July 31 (Bloomberg) -- European power prices for next year are headed for the biggest monthly gains since September amid concern sanctions against Russia will boost the cost of coal and gas, raising production costs at utilities.
The German 2015 contract, Europe’s benchmark, climbed 2.8 percent in July, broker data compiled by Bloomberg show. Respective advances for equivalent French and Nordic prices of 1.4 percent and 5.2 percent are also the largest in 10 months.
European Union governments agreed July 29 on their most sweeping sanctions against Russia to date in another attempt to curb President Vladimir Putin’s intervention in Ukraine, raising concern the bloc may be more vulnerable to cuts in its supplies of natural gas and coal. Russian gas accounted for 46 percent of the fuel the EU brought to its market in 2013 and 31 percent of coal it bought externally came from Russia, data from the bloc’s statistics agency show.
“Traders bought in expectation of drastic sanctions against Russia and the potential impact on supply of gas and coal to Europe,” Nicolai Wuesten, a power market analyst at Energieunion GmbH, said yesterday by phone from Schwerin, Germany. “The market is nervous, because we are depending on Russian commodities.”
German power for 2015 reached 36.15 euros ($48.82) a megawatt-hour, the highest level in more than four months, on July 29 and traded at 35.40 euros at 5:02 p.m. Berlin time today, according to broker data. Coal for delivery to northwest Europe next year closed July 28 at a seven-week high of $80.50 a metric ton and was at $78.30 today, broker data showed. Front-month U.K. natural gas gained for the two weeks through July 25 on ICE Futures Europe and traded today at 41.27 pence a therm ($6.96 a million British thermal units). The sanctions excluded Russia’s gas and coal industries.
“When sanctions were decided, the contract started falling again,” Wuesten said. “Traders were buying the rumor and selling the fact. The Cal 15 has room to drop to 33.50 euros a megawatt-hour by the end of this year if we see a mild winter,” he said, referring to the German contract for next year.
Sluggish development of industries that consume the most energy and growth of renewable generation will hurt German power demand, while coal prices are unlikely to rise for now, Barbara Lambrecht, a Frankfurt-based analyst at Commerzbank AG, said in a report e-mailed yesterday.
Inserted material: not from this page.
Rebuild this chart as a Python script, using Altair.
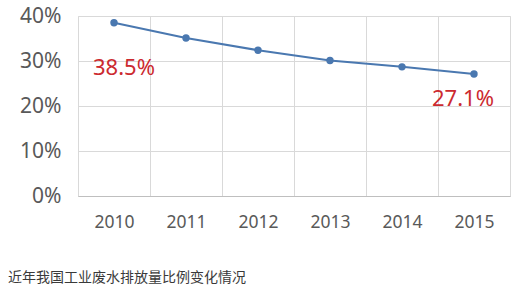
import altair as alt
import pandas as pd

years = ["2010", "2011", "2012", "2013", "2014", "2015"]
values = [0.385, 0.351, 0.324, 0.301, 0.287, 0.271]
label_years = ["2010", "2015"]
label_values = [0.385, 0.271]
label_texts = ["38.5%", "27.1%"]
caption = ["近年我国工业废水排放量比例变化情况"]

df = pd.DataFrame({"year": years, "value": values})
lab = pd.DataFrame({"year": label_years, "value": label_values, "text": label_texts})
cap = pd.DataFrame({"text": caption})

FONT = "Noto Sans"

x = alt.X("year:N", sort=years, title=None,
          scale=alt.Scale(paddingInner=0, paddingOuter=0),
          axis=alt.Axis(labelAngle=0, grid=True, tickBand="extent", ticks=False,
                        gridColor="#d9d9d9", domainColor="#bfbfbf",
                        labelFont=FONT, labelFontSize=17.5, labelColor="#595959",
                        labelPadding=17))
y = alt.Y("value:Q", title=None,
          scale=alt.Scale(domain=[0, 0.4], nice=False),
          axis=alt.Axis(format=".0%", values=[0, 0.1, 0.2, 0.3, 0.4], grid=True,
                        gridColor="#d9d9d9", domain=False, ticks=False,
                        labelFont=FONT, labelFontSize=21, labelColor="#595959",
                        labelPadding=17))

base = alt.Chart(df)
line = base.mark_line(color="#4a78b0", strokeWidth=2).encode(x=x, y=y)
pts = base.mark_circle(color="#4a78b0", size=55, opacity=1).encode(x=x, y=y)

lab_base = alt.Chart(lab).encode(
    x=alt.X("year:N", sort=years),
    y=alt.Y("value:Q"),
    text="text:N",
)
label_first = lab_base.mark_text(font=FONT, fontSize=22, color="#cc2a2f", dx=10, dy=45).transform_filter(
    alt.datum.year == label_years[0])
label_last = lab_base.mark_text(font=FONT, fontSize=22, color="#cc2a2f", dx=-11, dy=25).transform_filter(
    alt.datum.year == label_years[1])

cap_layer = alt.Chart(cap).mark_text(font="Noto Sans CJK SC", fontSize=14, color="#3a3a3a",
                                     align="left", baseline="middle").encode(
    x=alt.value(-70), y=alt.value(262), text="text:N")

chart = alt.layer(line, pts, label_first, label_last, cap_layer).properties(
    width=432, height=180,
    autosize=alt.AutoSizeParams(type="none"),
    padding={"left": 78, "top": 16, "right": 15, "bottom": 96},
).configure_view(stroke=None).configure(background="white")

chart.save("out.html", embed_options={"renderer": "svg", "actions": False})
“The current price recovery is quickly likely to run out of steam,” Lambrecht said.
The German 2015 contract will average 36 euros this year on the European Energy Exchange AG, according to the bank’s forecast.
Polish electricity for delivery in 2015 climbed 0.7 percent in July and is poised for a record streak of eight monthly gains. Prices were aided by a capacity premium that utilities get from the transmission operator for making plants available for reserve capacity at peak times. The contract traded today at 174.25 zloty ($56.03) a megawatt-hour, up 11 percent since the start of 2014, when the measure was introduced.
“With local coal prices falling and renewable output rising, the reserve capacity mechanism seems key,” Witold Pawlowski, general director of CEZ Trade Polska, a Warsaw-based unit of the largest Czech electricity producer, said yesterday by phone. “It generates oversupply on the balancing market, while curbing spot supplies and pushing forwards higher.”
German day-ahead power gained 1.3 percent to 32.59 euros a megawatt-hour in today’s auction on the EPEX exchange, while Nordic electricity was little changed at 31.03 euros on Nord Pool Spot AS in Oslo. U.K. power rose for a second day in three on N2EX, climbing 0.8 percent to 37.16 pounds ($62.71).
German average temperatures next week are forecast at 20 degrees Celsius (68 degrees Fahrenheit), 1.4 degrees above the seasonal norm, according to WSI data using the GFS model. The average for northwest Europe and the U.K. will exceed the seasonal norm of 18.5 degrees by 1.2 degrees, it showed.
Temperatures in the Nordic region will average 21.8 degrees Celsius, 5.3 degrees above the seasonal norm, according to the model.
French nuclear availability rose to 85 percent of available capacity today from 84 percent yesterday, data compiled by Bloomberg show. In Germany, Energie Baden-Wuerttemberg AG delayed the restart of its 1,485-megawatt Philippsburg-2 nuclear reactor by 15 days to Aug. 21 and EON SE had an unplanned halt at its 875-megawatt Heyden coal-fired plant.